Önce bir adet 180 derecelik viraj, ardından bir tane daha 180 derecelik viraj. Virajlar bütün hızıyla akıyor. Sanki tekerlekler asfalt üzerinde değil de, raylar üzerinde ilerliyor. Tıpkı Ayrton Senna’nın 1985 yılında yağmurda yaptığı gibi. Lotus tasarımcısı ‘diğerleri ıslak zeminde sürerken, o sanki kuru zeminde sürüyor gibiydi’ diyerek deneyimli pilotun sürüş performansını övüyor. 720S ile kıyaslandığında Senna, Estoril pistinde 6 saniye daha hızlı. Senna adeta asfalta yapışıyor ve hiçbir şekilde ideal çizgisinden çıkmıyor. Onu çizgisinden çıkartmak için ekstra saçmalamak gerekiyor.
Muhteşem frenler
Senna, start-finiş düzlüğünde çılgınlar gibi hızlanıyor. Doğal olarak göz açıp-kapama süresi içerisinde düzlük bitiyor. Düzlüğün sonu ise viraj demek. Fren noktasını dikkate almıyorum. Geç fren yapmak istiyorum. Görevli arkadaş panik bir şekilde ‘fren, fren, daha sert fren’ şeklinde uyarınca asılıyorum frenlere. Senna adeta pençelerini asfalta saplamış gibi yavaşlıyor. Kemerin göğsümde oluşturduğu baskı nefes almamı güçleştiriyor. Ancak oluşan G kuvveti hafiflemeye başlayınca normal bir şekilde nefes almaya başlıyorum. Uygun hıza zamanında düşerek viraja giriyorum.

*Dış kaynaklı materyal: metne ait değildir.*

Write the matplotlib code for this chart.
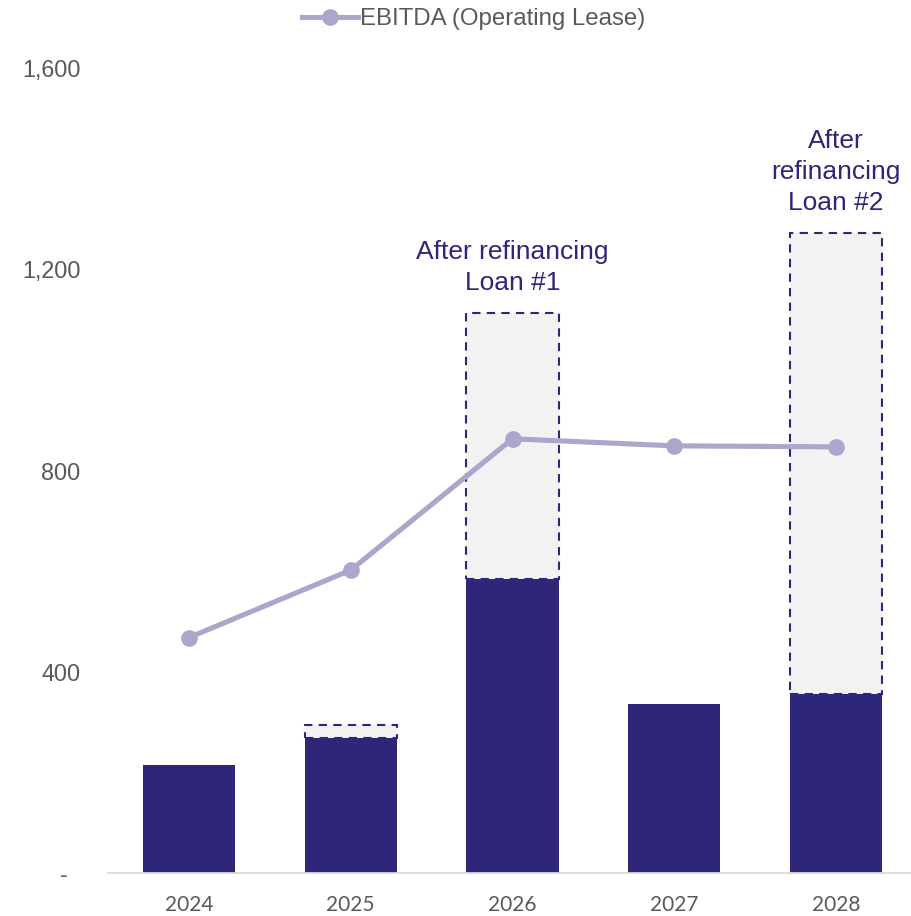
import numpy as np
import matplotlib.pyplot as plt
from matplotlib.ticker import FuncFormatter

years = ['2024', '2025', '2026', '2027', '2028']
debt = [215, 268, 584, 336, 356]
after_refi = [0, 294, 1113, 0, 1272]
ebitda = [468, 602, 863, 849, 847]

notes = {2: 'After refinancing\nLoan #1', 4: 'After\nrefinancing\nLoan #2'}

dark = '#2E2679'
lilac = '#ABA6CB'
grey_txt = '#595959'

fig = plt.figure(figsize=(9.11, 9.16), dpi=100)
ax = fig.add_axes([0.1186, 0.0469, 0.888, 0.8789])

x = np.arange(len(years))
width = 0.57

ax.bar(x, debt, width, color=dark, zorder=2)

# dashed boxes for the extra headroom after refinancing
extra = [a - d if a > 0 else 0 for a, d in zip(after_refi, debt)]
for i in range(len(years)):
    if extra[i] > 0:
        ax.bar(x[i], extra[i], width, bottom=debt[i], color='#F2F2F2',
               edgecolor=dark, linestyle=(0, (4, 3)), linewidth=1.5, zorder=2)

line, = ax.plot(x, ebitda, color=lilac, linewidth=3.7, marker='o',
                markersize=11, zorder=3, label='EBITDA (Operating Lease)')

for i, txt in notes.items():
    ax.annotate(txt, xy=(x[i], after_refi[i]), xytext=(0, 13),
                textcoords='offset points', ha='center', va='bottom',
                fontsize=19, color=dark, family='Liberation Sans',
                linespacing=1.38)

ax.set_xlim(-0.5, 4.5)
ax.set_ylim(0, 1600)
ax.set_yticks([0, 400, 800, 1200, 1600])
# excel style: zero shown as a dash
ax.yaxis.set_major_formatter(FuncFormatter(lambda v, p: '-  ' if v == 0 else '{:,.0f}'.format(v)))
ax.set_xticks(x)
ax.set_xticklabels(years)

for lab in ax.get_yticklabels():
    lab.set_fontfamily('Liberation Sans')
    lab.set_fontsize(16.8)
    lab.set_color(grey_txt)
for lab in ax.get_xticklabels():
    lab.set_fontfamily('Lato')
    lab.set_fontsize(15)
    lab.set_color(grey_txt)

ax.tick_params(axis='y', length=0, pad=20)
ax.tick_params(axis='x', length=0, pad=16)

for s in ['top', 'right', 'left']:
    ax.spines[s].set_visible(False)
ax.spines['bottom'].set_color('#D9D9D9')
ax.spines['bottom'].set_linewidth(1.3)

fig.legend(handles=[line], loc='center', bbox_to_anchor=(0.52, 0.979),
           frameon=False, handlelength=2.3, handletextpad=0.1,
           prop={'family': 'Liberation Sans', 'size': 17.3}, labelcolor=grey_txt)

plt.savefig('out.png', dpi=100)
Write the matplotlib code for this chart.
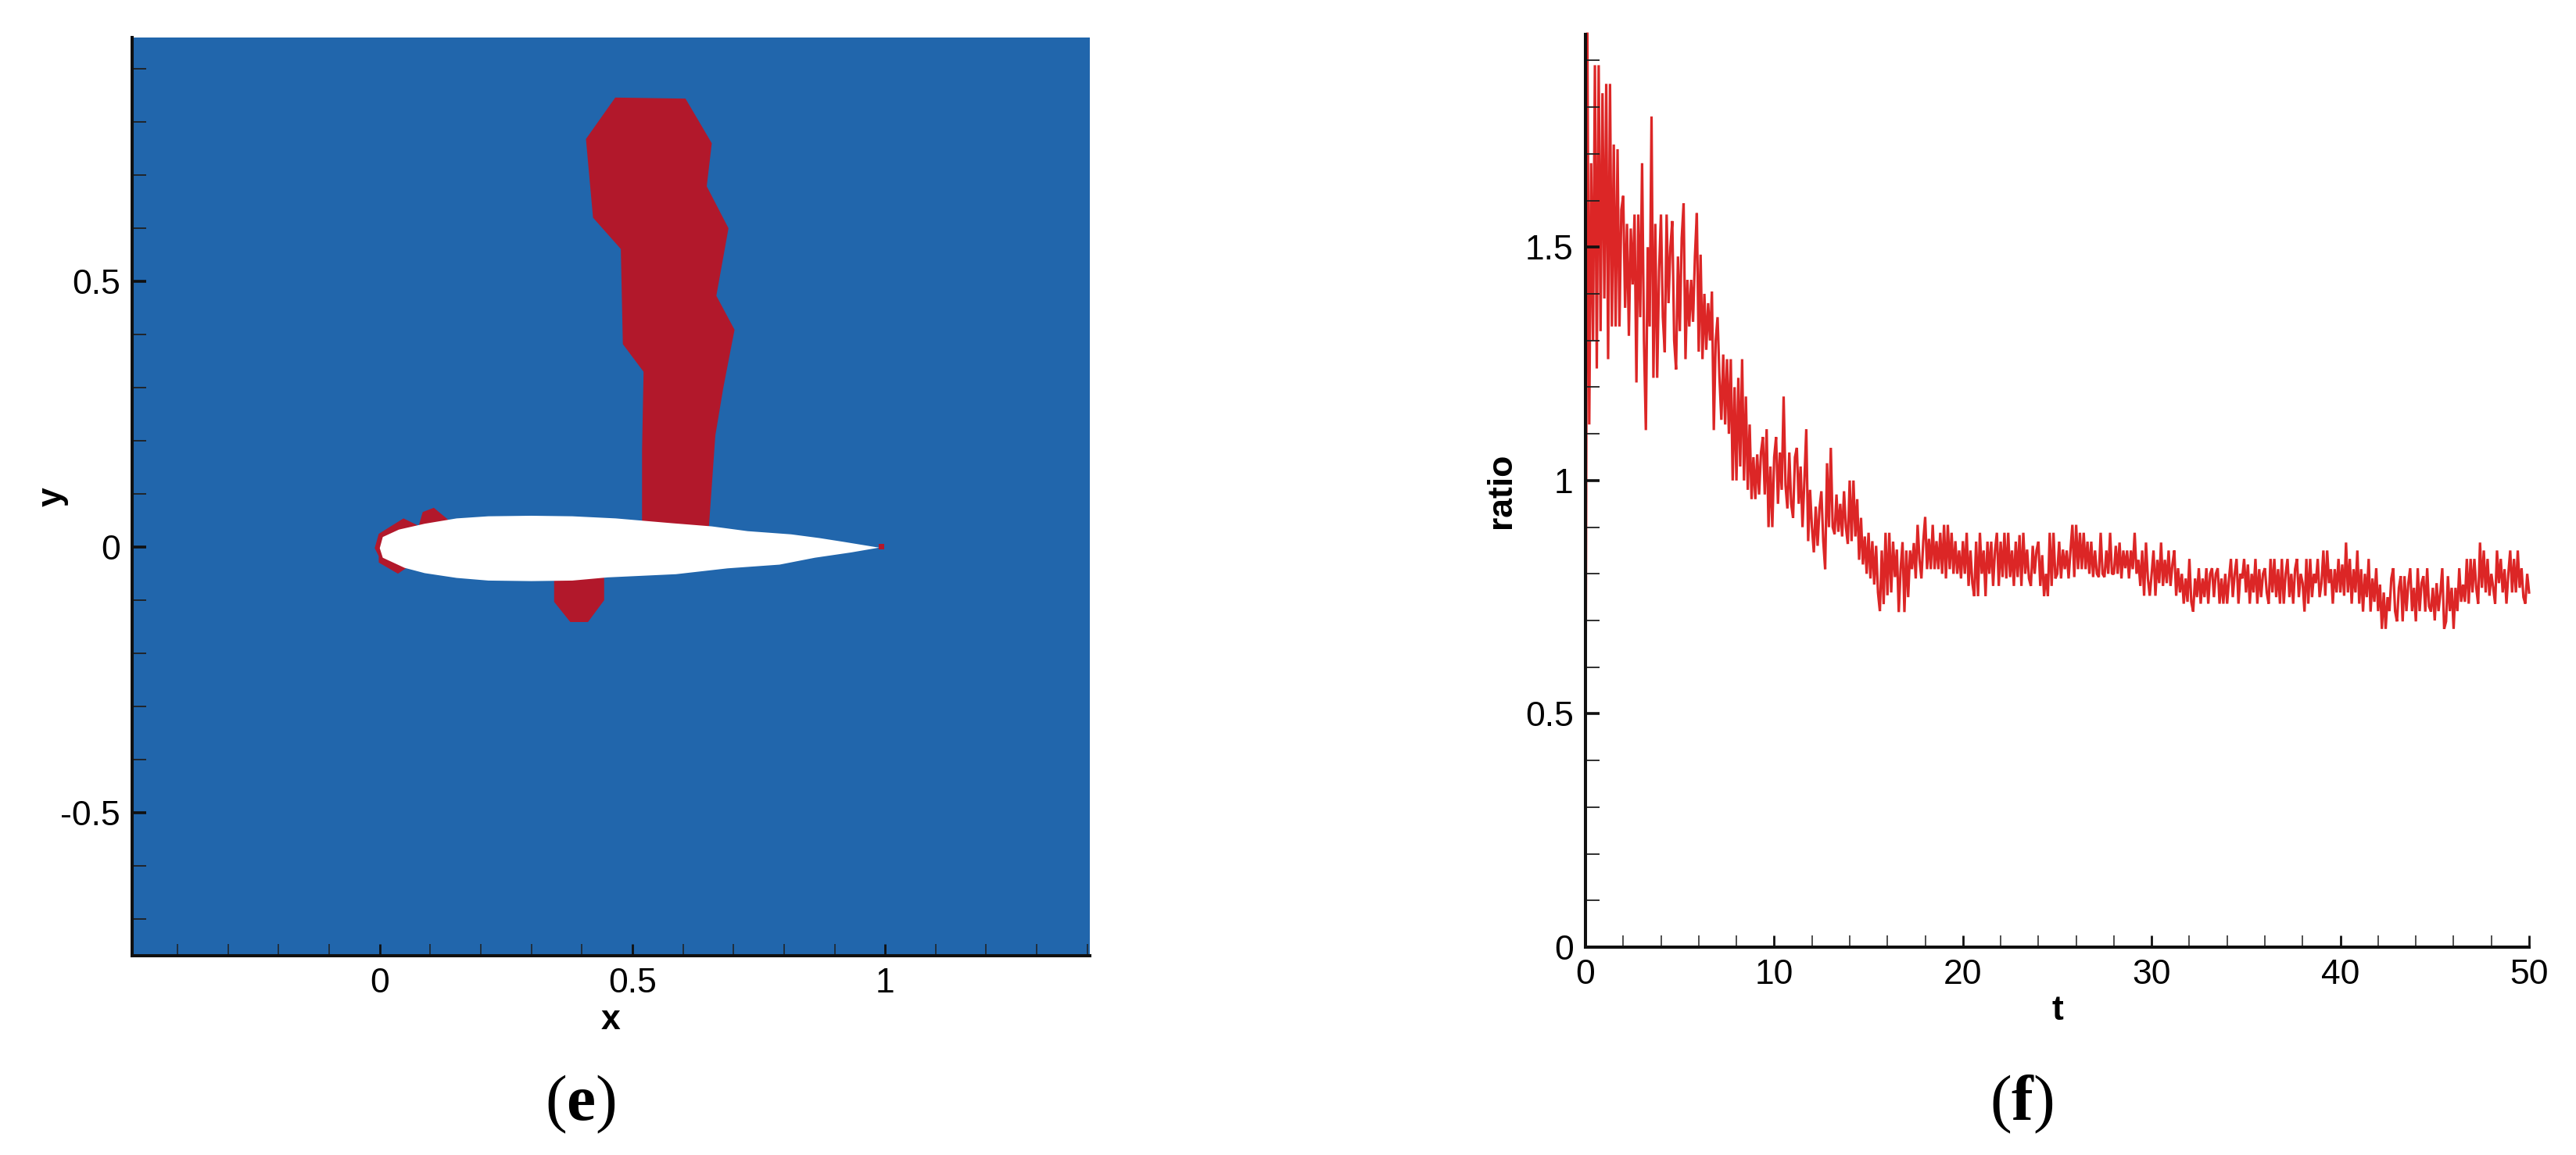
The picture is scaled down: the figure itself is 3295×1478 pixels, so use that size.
import numpy as np
from matplotlib import pyplot as plt
from matplotlib.ticker import FixedLocator

plt.rcParams['font.family'] = ['Liberation Sans', 'DejaVu Sans']
plt.rcParams['mathtext.fontset'] = 'custom'
plt.rcParams['mathtext.rm'] = 'Liberation Serif'
plt.rcParams['mathtext.bf'] = 'Liberation Serif:bold'

# left panel, contour regions in x/c, y/c
plume_x = [0.466, 0.605, 0.657, 0.647, 0.690, 0.666, 0.702, 0.680, 0.664, 0.651, 0.519, 0.519, 0.522, 0.481, 0.477, 0.422, 0.408]
plume_y = [0.846, 0.844, 0.760, 0.679, 0.600, 0.473, 0.409, 0.301, 0.210, 0.034, 0.034, 0.182, 0.330, 0.382, 0.561, 0.620, 0.768]
nose_x = [-0.010, -0.002, 0.047, 0.077, 0.085, 0.107, 0.136, 0.057, 0.053, 0.036, -0.002, -0.002]
nose_y = [-0.002, 0.025, 0.054, 0.040, 0.066, 0.074, 0.051, 0.000, -0.039, -0.050, -0.029, -0.017]
lower_x = [0.345, 0.345, 0.377, 0.412, 0.444, 0.444]
lower_y = [-0.059, -0.103, -0.141, -0.141, -0.100, -0.056]
tail_x = [0.988, 0.998, 0.998, 0.988]
tail_y = [-0.004, -0.004, 0.006, 0.006]
foil_x = [0.000, 0.006, 0.038, 0.089, 0.152, 0.215, 0.300, 0.381, 0.467, 0.578, 0.657, 0.728, 0.814, 0.870, 0.917, 0.988,
          0.933, 0.861, 0.791, 0.688, 0.586, 0.451, 0.381, 0.300, 0.215, 0.152, 0.089, 0.049, 0.006]
foil_y = [-0.002, 0.019, 0.033, 0.044, 0.054, 0.058, 0.059, 0.058, 0.054, 0.045, 0.039, 0.030, 0.024, 0.017, 0.010, -0.001,
          -0.010, -0.020, -0.033, -0.040, -0.051, -0.057, -0.063, -0.064, -0.063, -0.058, -0.049, -0.039, -0.020]

# right panel, one value every 0.1 in t
ratio = [
    .40, 1.96, 1.12, 1.68, 1.30, 1.89, 1.24, 1.89, 1.32, 1.83,
    1.39, 1.85, 1.26, 1.85, 1.33, 1.72, 1.33, 1.71, 1.33, 1.58,
    1.61, 1.37, 1.55, 1.31, 1.54, 1.42, 1.57, 1.21, 1.57, 1.35,
    1.68, 1.30, 1.108, 1.50, 1.33, 1.78, 1.22, 1.55, 1.22, 1.45,
    1.57, 1.35, 1.275, 1.57, 1.38, 1.50, 1.556, 1.30, 1.238, 1.48,
    1.32, 1.52, 1.594, 1.26, 1.43, 1.33, 1.43, 1.34, 1.48, 1.573,
    1.276, 1.484, 1.26, 1.40, 1.28, 1.38, 1.30, 1.405, 1.108, 1.30,
    1.35, 1.22, 1.13, 1.27, 1.12, 1.26, 1.10, 1.26, 1.00, 1.20,
    1.00, 1.22, 1.03, 1.26, 1.00, 1.18, .98, 1.12, .96, 1.05,
    .96, 1.056, .97, 1.06, 1.093, .97, 1.11, .90, 1.03, .90,
    1.05, 1.093, .95, 1.06, .98, 1.18, .99, .94, 1.06, .95,
    .92, 1.05, 1.07, .95, 1.03, .90, 1.00, 1.11, .87, .98,
    .90, .846, .944, .86, .94, .977, .87, .81, 1.037, .90,
    1.07, .90, .885, .97, .89, .95, .88, .977, .90, .864,
    1.00, .87, 1.00, .88, .96, .83, .92, .82, .88, .80,
    .888, .79, .87, .777, .86, .76, .72, .85, .735, .888,
    .754, .888, .76, .869, .793, .852, .718, .81, .868, .718,
    .85, .75, .85, .81, .866, .79, .905, .83, .79, .87,
    .922, .81, .875, .81, .905, .81, .87, .81, .888, .80,
    .905, .79, .905, .81, .888, .80, .87, .80, .85, .79,
    .87, .80, .888, .774, .85, .78, .752, .869, .752, .888,
    .80, .85, .752, .869, .80, .869, .774, .85, .888, .774,
    .869, .793, .888, .79, .888, .793, .85, .774, .869, .793,
    .883, .774, .888, .80, .852, .79, .774, .86, .80, .85,
    .869, .774, .84, .752, .80, .752, .888, .774, .888, .79,
    .80, .869, .79, .852, .81, .85, .79, .85, .905, .793,
    .905, .81, .888, .81, .888, .81, .869, .80, .869, .793,
    .85, .80, .793, .888, .80, .793, .85, .80, .888, .80,
    .80, .86, .80, .867, .79, .85, .812, .85, .79, .85,
    .81, .888, .80, .83, .774, .85, .753, .867, .79, .753,
    .80, .85, .753, .83, .78, .867, .774, .83, .78, .85,
    .774, .82, .85, .753, .812, .76, .80, .736, .79, .74,
    .832, .74, .719, .79, .75, .812, .736, .79, .75, .812,
    .736, .80, .812, .75, .80, .812, .736, .79, .736, .80,
    .736, .79, .832, .75, .80, .832, .736, .80, .79, .832,
    .76, .82, .736, .80, .76, .832, .736, .81, .75, .80,
    .812, .76, .736, .832, .76, .832, .75, .81, .736, .832,
    .736, .80, .832, .75, .80, .736, .81, .832, .75, .80,
    .78, .719, .832, .736, .832, .75, .80, .78, .832, .75,
    .78, .85, .753, .85, .78, .81, .736, .81, .76, .832,
    .76, .82, .753, .867, .76, .832, .736, .81, .76, .85,
    .736, .81, .719, .80, .75, .832, .719, .79, .74, .812,
    .72, .777, .682, .76, .682, .75, .72, .79, .812, .72,
    .698, .77, .795, .698, .795, .72, .78, .812, .72, .77,
    .698, .812, .72, .78, .795, .719, .812, .73, .719, .77,
    .70, .78, .72, .76, .812, .682, .698, .795, .72, .77,
    .682, .77, .72, .812, .74, .777, .74, .832, .736, .832,
    .76, .832, .77, .736, .867, .77, .85, .76, .832, .753,
    .80, .77, .736, .85, .78, .832, .76, .81, .736, .80,
    .85, .76, .832, .76, .85, .77, .812, .75, .736, .80,
    .76,
]
t = np.arange(len(ratio)) * 0.1

x_major = [0, 0.5, 1]
x_labels = ['0', '0.5', '1']
x_minor = [-0.4, -0.3, -0.2, -0.1, 0.1, 0.2, 0.3, 0.4, 0.6, 0.7, 0.8, 0.9, 1.1, 1.2, 1.3, 1.4]
y_major = [-0.5, 0, 0.5]
y_labels = ['-0.5', '0', '0.5']
y_minor = [-0.7, -0.6, -0.4, -0.3, -0.2, -0.1, 0.1, 0.2, 0.3, 0.4, 0.6, 0.7, 0.8, 0.9]
t_major = [0, 10, 20, 30, 40, 50]
t_labels = ['0', '10', '20', '30', '40', '50']
t_minor = [2, 4, 6, 8, 12, 14, 16, 18, 22, 24, 26, 28, 32, 34, 36, 38, 42, 44, 46, 48]
r_major = [0, 0.5, 1, 1.5]
r_labels = ['0', '0.5', '1', '1.5']
r_minor = [0.1, 0.2, 0.3, 0.4, 0.6, 0.7, 0.8, 0.9, 1.1, 1.2, 1.3, 1.4, 1.6, 1.7, 1.8, 1.9]

W, H = 3295, 1478
BLUE = '#2166ac'
RED = '#b2182b'
LINE = '#d60000'


def px_axes(fig, left, right, top, bottom):
    return fig.add_axes([left / W, 1 - bottom / H, (right - left) / W, (bottom - top) / H])


def style(ax, xmaj, xlab, xmin, ymaj, ylab, ymin):
    for side in ['top', 'right']:
        ax.spines[side].set_visible(False)
    for side in ['left', 'bottom']:
        ax.spines[side].set_linewidth(2.9)
        ax.spines[side].set_color('#101010')
    ax.set_xticks(xmaj, xlab)
    ax.set_yticks(ymaj, ylab)
    ax.xaxis.set_minor_locator(FixedLocator(xmin))
    ax.yaxis.set_minor_locator(FixedLocator(ymin))
    ax.tick_params(axis='x', which='major', direction='in', length=11, width=2.0, pad=11, labelsize=32, color='#101010')
    ax.tick_params(axis='x', which='minor', direction='in', length=11, width=1.1, color='#202020')
    ax.tick_params(axis='y', which='major', direction='in', length=13, width=2.6, pad=11, labelsize=32, color='#101010')
    ax.tick_params(axis='y', which='minor', direction='in', length=13, width=1.3, color='#202020')


fig = plt.figure(figsize=(W / 100, H / 100), dpi=100, facecolor='white')

ax1 = px_axes(fig, 169, 1394, 48, 1223)
ax1.set_facecolor(BLUE)
ax1.fill(plume_x, plume_y, color=RED, lw=0)
ax1.fill(nose_x, nose_y, color=RED, lw=0)
ax1.fill(lower_x, lower_y, color=RED, lw=0)
ax1.fill(tail_x, tail_y, color=RED, lw=0)
ax1.fill(foil_x, foil_y, color='white', lw=0)
ax1.set_xlim(-0.49, 1.405)
ax1.set_ylim(-0.769, 0.959)
style(ax1, x_major, x_labels, x_minor, y_major, y_labels, y_minor)
ax1.set_xlabel('x', fontsize=32, fontweight='bold')
ax1.set_ylabel('y', fontsize=32, fontweight='bold')
ax1.xaxis.set_label_coords(0.5, -0.053)
ax1.yaxis.set_label_coords(-0.066, 0.5)

ax2 = px_axes(fig, 2028, 3235, 44, 1212)
ax2.plot(t, ratio, color=LINE, lw=2.3, alpha=0.85, clip_on=False, solid_joinstyle='bevel', zorder=1.5)
ax2.set_xlim(0, 50)
ax2.set_ylim(0, 1.956)
style(ax2, t_major, t_labels, t_minor, r_major, r_labels, r_minor)
ax2.set_xlabel('t', fontsize=32, fontweight='bold')
ax2.set_ylabel('ratio', fontsize=32, fontweight='bold')
ax2.xaxis.set_label_coords(0.5, -0.052)
ax2.yaxis.set_label_coords(-0.072, 0.5)

fig.text(742 / W, 1 - 1413 / H, r'($\mathbf{e}$)', fontsize=60, ha='center', va='center', family='Liberation Serif')
fig.text(2586 / W, 1 - 1413 / H, r'($\mathbf{f}$)', fontsize=60, ha='center', va='center', family='Liberation Serif')

fig.savefig('out.png', dpi=100)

Gerçekten de keyifli. Bir Senna sahibi olmak isterdim. Ancak o kadar param yok. Gerçi olsaydı da sipariş etmek için geç kalmış durumdayım. Bir Senna sahibi olabilmek için McLaren yetkilisinin henüz 2017 yılı ortalarında bu projeden bana bahsetmiş olması ve ön sipariş açmış olması gerekiyordu.
Bu tarz bir bilgi size ulaşmadı mı? Bana da ulaşmadı zaten. Dolayısıyla çok geç kaldık. Üretilmesi planlanan 500 adet McLaren Senna satıldı ve tükendi bile. Oysa çoğu henüz üretilmedi bile! Evet, evet araçların tamamı üretilmeden satıldı. Görünüşe göre ‘yok satıyor’ tabiri tam da yerinde. Ama üzülmeyin. McLaren şimdiden bir sonraki Ultimate serisi projesini müjdeledi bile. Üç koltuklu Speedtail (BP23) modelinden 106 adet üretilecek.